Cuban Literature Illustrates Foundation of Miami Libraries
By Michelle Sheldone
Originally Published in the Calle Ocho News December 10, 2021
Miami-Dade residents have been discovering a place where they can stage and enjoy theatre presentations and seminars, record audio and video projects and gather with business associates and like-minded hobbyists.
The Hialeah Gardens Branch Library opened in February and, like others in an evolving Miami-Dade Library System, lends tablets. The library is also part of a one-stop Internet "shop" for free music downloads and virtual class registrations.
A foundation of public libraries nevertheless remains the same as it has since the beginning: literature -- including that which has been off-limits in the authors' native Cuba. This year, as writers in Cuba have reportedly been arrested and imprisoned, the Library System celebrates 50 years of providing access to historical accounts, adventures, mysteries and more that educate and entertain.
Miami-Dade residents have access to the works of authors whose manuscripts were confiscated in Cuba and smuggled out of it, that landed them prison time and aided the quest for amnesty.
Some of the Library System’s most extensive Cuban collections are at a Main Library that shares space with a HistoryMiami Museum and at a Hispanic Library nearer Calle Ocho in Little Havana.
The Hispanic Library particularly is designed to preserve the cultural heritage of Cubans and a growing variety of Hispanics who reside amid the botanicas, salons, markets and eateries along Little Havana roads, alleys and thoroughfares.
What this public building lacks in the size and sizzle of Hialeah Gardens it compensates for in substantive literature.
Library patrons can enjoy the acclaimed “Three Trapped Tigers” by award-winning exile Guillermo Cabrera Infante,
Miami-Dade libraries also carry the works of Reinaldo Arenas, who was reportedly relegated to a labor camp because of his homosexuality and then imprisoned for smuggling manuscripts to France for publication.

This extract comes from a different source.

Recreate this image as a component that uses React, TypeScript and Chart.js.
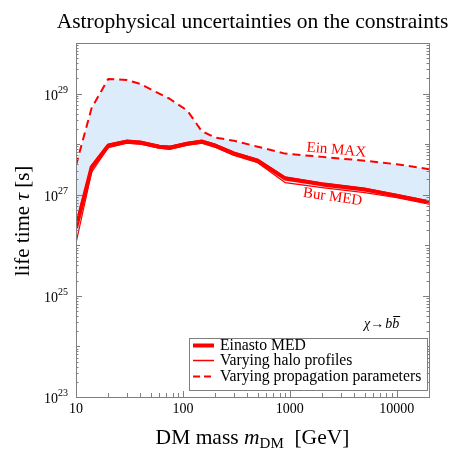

Severo Sarduy, who contributed to pro-Marxist papers and wrote about male homosexuality and transvestism, is also represented at the libraries.
Cuba’s opposition to counterrevolutionary authors and intellectuals like these has been attributed to poet Heberto Padilla, who opened Cuba’s first press agency in Moscow.
Readers who are new to Padilla and other Cuban authors are introduced to many of them in “¡Cubanísimo! The Vintage Book of Contemporary Cuban Literature.”
The book includes the poems and diaries of José Martí, the “father of Cuban literature," and the works of internationally recognized authors Alejo Carpentier, Nicolas Guillen and Jose Lezama Lima.
Also included in ¡Cubanísimo! is Ana Menendez’s “In Cuba I was a German Shepherd,” in which the Miami transplant explores whether people can or want to exceed their origins.
About Miami-Dade's Golden Celebration
The Miami-Dade Library System in November launched its golden anniversary year with commemorative gold library cards and a "Libraries are Timeless" exhibit.
The exhibit takes place at the Main Library, 101 West Flagler Street, at least through January 29.
County-wide activities, exhibits, and author events are also planned.